Colloque, 9 juin 2022

Marie de l’Incarnation ou la liberté entravée

Marie-Christine Pioffet
couverture
Femmes en correspondances (XVIIe-XVIIIe siècle), événement organisé par Nathalie Freidel, Emma Gauthier-Mamaril et Judith Sribnai

Écrire permet à Marie de l’Incarnation de s’épancher. À ses nombreux correspondants, l’ursuline ne se prive pas de faire part de ses états d’âme sur les contraintes et les vexations dont son ordre est l’objet. Qu’il s’agisse des restrictions imposées par Monseigneur de Laval à ses consœurs ou du silence des Jésuites au sujet de l’œuvre de ces dernières en terre canadienne, Marie de l’Incarnation fait entendre on ne peut plus clairement ses protestations. Qu’il s’agisse encore de la conduite imprévisible de la fondatrice de sa maison, Madame de La Peltrie, qui décide de quitter le monastère pour aller rendre visite aux Autochtones de Tadoussac, de retirer du couvent une partie des meubles qu’elle avait naguère laissés à la disposition des séminaristes et de s’établir à Montréal contre «le conseil des Révérends Pères et de Monsieur le Gouverneur qui ont fait tout leur possible pour la faire revenir» (Lettre LXVI, éd. Oury, p. 176), Marie de l’Incarnation laisse percevoir, sous le couvert de certaines précautions diplomatiques, son incompréhension.
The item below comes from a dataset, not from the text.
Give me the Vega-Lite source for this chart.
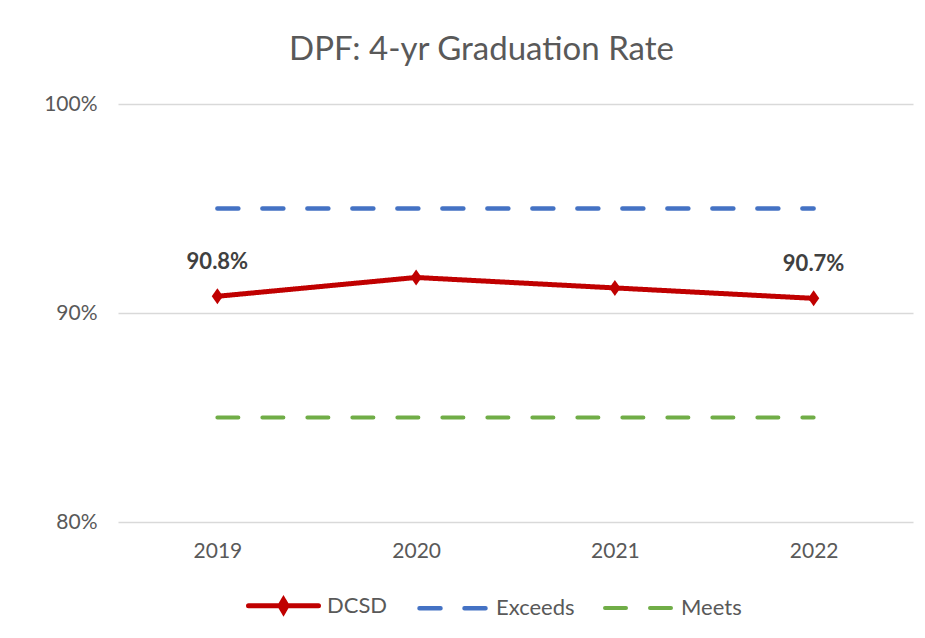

À l’occasion de ce colloque, Marie-Christine Pioffet propose d’étudier comment s’exprime la dissidence de l’épistolière derrière le voile de la soumission et de l’obéissance aux autorités ecclésiales et civiles, mais aussi comment, par-delà la retenue dictée par son statut, s’affirme sa quête de liberté. À ce propos, sa relation avec Mme de La Peltrie est exemplaire des tiraillements de l’épistolière, partagée entre les convenances sociales et un désir d’émancipation. D’un côté, elle réprouve manifestement la témérité de sa compagne, de l’autre, elle admire ouvertement son esprit rebelle, voire son insubordination : malgré quelques malentendus, les deux femmes se montrent souvent complices. C’est pourquoi la religieuse demande notamment à Mme de La Peltrie d’envoyer «en cachette» des reliques des missionnaires «Martyrs» à son fils Dom Martin, faisant fi des réticences des Jésuites (Lettre CXXIII, p. 379) et salue l’indépendance de sa bienfaitrice, qui reste, contrairement à elle, «libre» de ses actions (id.). En somme, l’enquête de Marie-Christine Pioffet fait ressortir, à travers les confidences de l’épistolière, les tensions entre son devoir de réserve et de modestie et son refus de se plier aux injustices ainsi qu’aux caprices des autorités.